For all the times Mickelson has contended for that elusive major, he has never gone into the final round with no one in front of him. Better yet, the last 13 champions at Augusta National have come from the final group.
And Tiger Woods is nowhere to be found.
'I did want to be in the final group,' Mickelson said. 'I did want to be in a position where I didn't have to change my game plan to try to catch anyone. That's the nice thing about being in the lead right now.'
Still, this Masters is far from over.
DiMarco is just as hungry for his first major, and he was equally flawless on a tough course that gobbled up 36-hole leader Justin Rose and everyone around him.
DiMarco shot a 4-under 68 and joined Mickelson at 6-under 210.
'He's going to have a lot of pressure on him, too, because he's going to try to get that monkey off there,' DiMarco said, referring to Mickelson's 0-for-42 mark in the majors. 'It's going to be fun.'
An Englishman has a chance, too, although it isn't Rose.
Rose stumbled to an 81, the worst score by a 36-hole leader at the Masters since Lee Trevino shot the same score in 1989, and wound up nine shots behind.
Paul Casey picked up the slack with a 68 and was two shots out of the lead.
Experience is right behind them.
Ernie Els, a three-time major winner who craves a green jacket, recovered from a near disaster on the 11th hole to shoot 71. He was at 213, along with two-time Masters champion Bernhard Langer (69) and K.J. Choi (72).
'I've been in this position quite a few times, but I've been chasing Tiger,' Els said.
That won't be the case Sunday. Woods fell behind from the start, then tumbled out of contention with a double bogey on the par-5 13th. He wound up with a 75 and was nine shots out of the lead.
'I put myself pretty far back going into tomorrow,' Woods said, although he refused to count himself out. 'If I can get it to even par or under par going into the back nine, I'm right in the ball game. Because as we know, anything can happen on the back nine here.'
The attention will be on Mickelson, a supremely talented player with 22 victories on the PGA Tour. Only two other players - Harry 'Lighthorse' Cooper and MacDonald Smith - have won more often without capturing the four tournaments that matter the most.

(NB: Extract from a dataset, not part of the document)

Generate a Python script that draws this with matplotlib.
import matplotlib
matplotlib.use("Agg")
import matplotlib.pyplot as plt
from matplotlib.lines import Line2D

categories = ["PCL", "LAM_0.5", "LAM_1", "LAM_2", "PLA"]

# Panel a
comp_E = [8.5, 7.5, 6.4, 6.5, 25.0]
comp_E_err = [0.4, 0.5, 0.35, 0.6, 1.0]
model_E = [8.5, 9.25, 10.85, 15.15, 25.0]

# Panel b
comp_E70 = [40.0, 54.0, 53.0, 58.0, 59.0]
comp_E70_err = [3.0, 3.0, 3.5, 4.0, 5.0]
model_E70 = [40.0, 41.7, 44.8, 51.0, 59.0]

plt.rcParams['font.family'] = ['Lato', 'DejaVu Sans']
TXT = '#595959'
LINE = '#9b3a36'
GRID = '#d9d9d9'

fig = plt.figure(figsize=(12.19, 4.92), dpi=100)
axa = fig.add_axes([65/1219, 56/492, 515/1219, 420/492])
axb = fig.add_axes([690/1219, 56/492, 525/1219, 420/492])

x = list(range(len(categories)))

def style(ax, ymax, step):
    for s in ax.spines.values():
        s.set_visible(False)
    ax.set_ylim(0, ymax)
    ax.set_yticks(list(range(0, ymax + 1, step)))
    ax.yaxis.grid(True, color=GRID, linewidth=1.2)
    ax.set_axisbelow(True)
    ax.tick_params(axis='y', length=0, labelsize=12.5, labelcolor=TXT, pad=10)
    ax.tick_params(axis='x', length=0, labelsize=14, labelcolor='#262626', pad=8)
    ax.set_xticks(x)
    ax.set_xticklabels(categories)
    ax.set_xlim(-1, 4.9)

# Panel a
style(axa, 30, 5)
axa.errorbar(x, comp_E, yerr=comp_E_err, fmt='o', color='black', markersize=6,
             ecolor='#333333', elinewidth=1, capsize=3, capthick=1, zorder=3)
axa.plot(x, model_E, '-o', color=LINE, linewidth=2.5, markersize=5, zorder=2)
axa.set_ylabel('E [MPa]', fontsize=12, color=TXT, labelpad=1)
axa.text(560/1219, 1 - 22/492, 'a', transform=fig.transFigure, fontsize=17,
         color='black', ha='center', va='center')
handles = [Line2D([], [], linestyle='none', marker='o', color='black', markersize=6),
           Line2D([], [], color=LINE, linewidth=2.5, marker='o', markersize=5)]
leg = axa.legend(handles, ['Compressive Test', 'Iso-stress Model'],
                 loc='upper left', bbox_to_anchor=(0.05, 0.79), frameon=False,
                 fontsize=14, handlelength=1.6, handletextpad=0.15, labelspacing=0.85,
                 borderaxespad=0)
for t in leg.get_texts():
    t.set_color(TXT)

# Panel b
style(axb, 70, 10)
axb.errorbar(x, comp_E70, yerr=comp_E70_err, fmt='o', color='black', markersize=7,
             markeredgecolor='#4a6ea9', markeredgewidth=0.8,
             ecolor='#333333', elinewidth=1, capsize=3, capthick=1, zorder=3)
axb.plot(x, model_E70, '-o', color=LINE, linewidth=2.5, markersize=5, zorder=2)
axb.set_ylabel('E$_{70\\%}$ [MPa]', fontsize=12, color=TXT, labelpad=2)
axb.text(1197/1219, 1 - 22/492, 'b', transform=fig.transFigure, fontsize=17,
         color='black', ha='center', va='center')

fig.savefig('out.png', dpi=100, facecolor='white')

Mickelson was close at Pinehurst five years ago in the U.S. Open until Payne Stewart made a 15-foot par putt on the final hole to beat him by one. He was close in Atlanta at the 2001 PGA Championship until David Toms beat him with a par on the final hole.

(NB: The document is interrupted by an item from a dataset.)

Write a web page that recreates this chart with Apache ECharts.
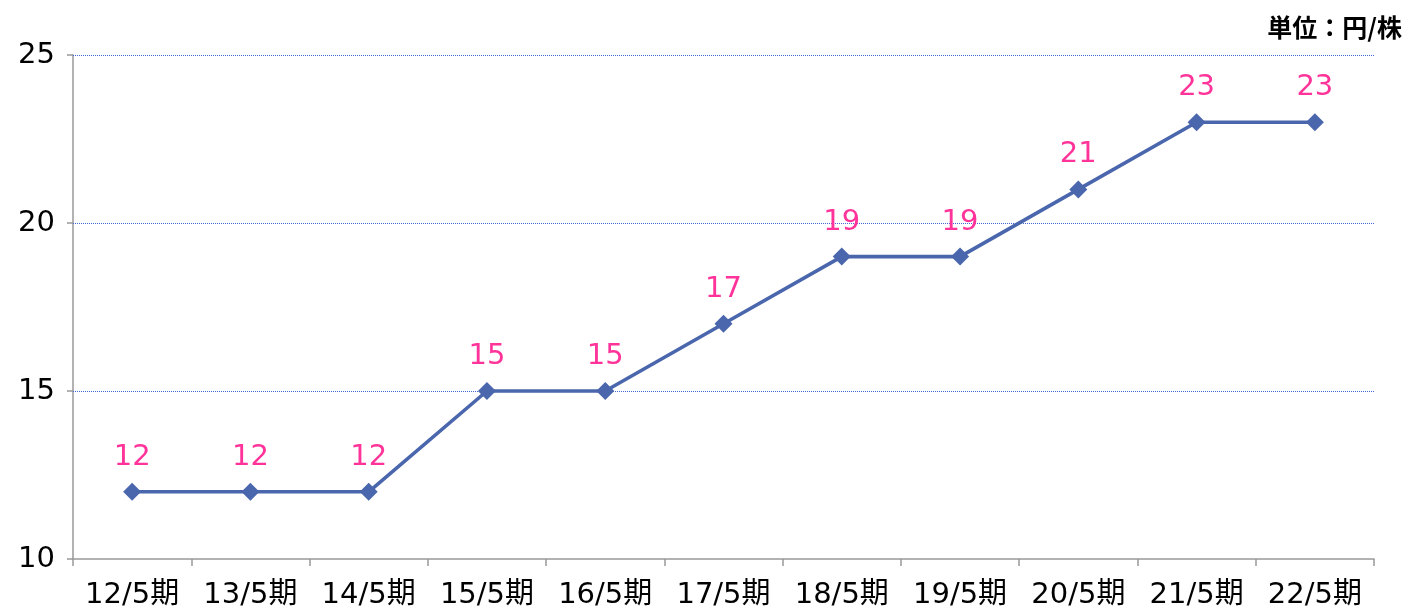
<!DOCTYPE html>
<html><head><meta charset="utf-8">
<script src="https://cdn.jsdelivr.net/npm/echarts@6/dist/echarts.min.js"></script>
<style>html,body{margin:0;padding:0;background:#fff}#c{width:1414px;height:610px}</style>
</head><body><div id="c"></div>
<script>
const categories = ['12/5期','13/5期','14/5期','15/5期','16/5期','17/5期','18/5期','19/5期','20/5期','21/5期','22/5期'];
const dividends = [12,12,12,15,15,17,19,19,21,23,23];
const gridValues = [15,20,25];
const unitLabel = '単位：円/株';

const chart = echarts.init(document.getElementById('c'));
chart.setOption({
  animation:false,
  title:{text:unitLabel,right:7,top:10,textStyle:{fontFamily:'Noto Sans CJK JP',fontSize:25,fontWeight:'bold',color:'#000'}},
  grid:{left:73,right:40,top:55,bottom:51},
  xAxis:{type:'category',data:categories,boundaryGap:true,
    axisLine:{lineStyle:{color:'#999',width:1.5}},
    axisTick:{show:true,length:7,lineStyle:{color:'#999',width:1.5}},
    axisLabel:{color:'#000',fontSize:29,margin:22,fontFamily:'DejaVu Sans, Noto Sans CJK JP',interval:0}},
  yAxis:{type:'value',min:10,max:25,interval:5,
    axisLine:{show:true,lineStyle:{color:'#999',width:1.5}},
    axisTick:{show:true,length:6,lineStyle:{color:'#999',width:1.5}},
    axisLabel:{color:'#000',fontSize:29,margin:18,fontFamily:'DejaVu Sans'},
    splitLine:{show:false}},
  series:[{type:'line',data:dividends,symbol:'diamond',symbolSize:18,z:3,
    lineStyle:{color:'#4a66ac',width:3.6},itemStyle:{color:'#4a66ac'},
    label:{show:true,position:'top',distance:11,color:'#ff3399',fontSize:29,fontFamily:'DejaVu Sans'},
    markLine:{silent:true,symbol:'none',z:1,label:{show:false},
      lineStyle:{color:'#4466dd',type:[1,1],width:1},
      emphasis:{disabled:true},
      data:gridValues.map(v=>({yAxis:v}))}}]
});
</script></body></html>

This will be the seventh time he goes into the final round at a major within two shots of the lead.
But this looks like a new Mickelson. He is in control off the tee, playing from the short grass instead of the trees. Even more impressive is that he has played his last 32 holes without a bogey.
'It's a much easier game when you keep it in play,' Mickelson said. 'I wish someone had told me this earlier.'
DiMarco has some Masters experience to draw from. He was the 36-hole leader three years ago, and kept his composure playing in the final pairing with Woods, shooting 72. DiMarco wound up 10th that year, but learned from it.
'That springboarded me to know I can do bigger and better things,' he said.
Even though Rose had a two-shot lead and had played with great confidence over two days, bright sunshine and a crisp breeze made this a day ripe with possibilities.
It didn't take long for it to unfold.
Rose hit is opening tee shot into the bunker, the start of a nightmarish nine holes. He flew over the green and made bogey, and his lead was gone one hole later when his wedge again was too strong and landed in the front row of the gallery for another bogey.
The scorecard for the front nine - six bogeys, three pars, one stunning collapse.
Mickelson and DiMarco wasted no time taking advantage.
DiMarco made the only birdie on the round on the par-3 fourth and also picked up birdies on the par 5s for a share of the lead.
Mickelson electrified the gallery with a collection of smart shots and key putts. Cheers burst from the third green when Lefty drained a 20-foot birdie, and they were even louder when his 25-foot dropped for a par on No. 6 that kept him in a share of the lead with DiMarco and Els.
More than that, it seemed to give Mickelson a surge of confidence. He stuffed a wedge into 2 feet for birdie on the seventh. Then Mickelson showed why he was golf's best wedge player by following that with a pitch on the par-5 eighth that skipped over the ridge and slid slowly past the hole for another easy birdie.
Els was poised to stay with him, but a solid round suddenly veered way off path.
He hooked his tee shot so far left into the trees at No. 11 that he was lucky to have a shot out to the fairway. Els had to remove one large branch, then seek three rulings - all the way to rules chairman Will Nicholson - to be able to get a clean lie.
Els was happy to escape with bogey, no harm there since No. 11 is the toughest hole on the course. The easiest hole turned into a headache. From great position in the fairway, Els hit into the front left bunker on the par-5 13th, from where it was nearly impossible to keep it on the top shelf. It rolled down the ridge to 45 feet, and he compounded the blown opportunity with a three-putt bogey.
Even so, Els is only three shots out of the lead and trying to catch a couple of guys trying to win their first major.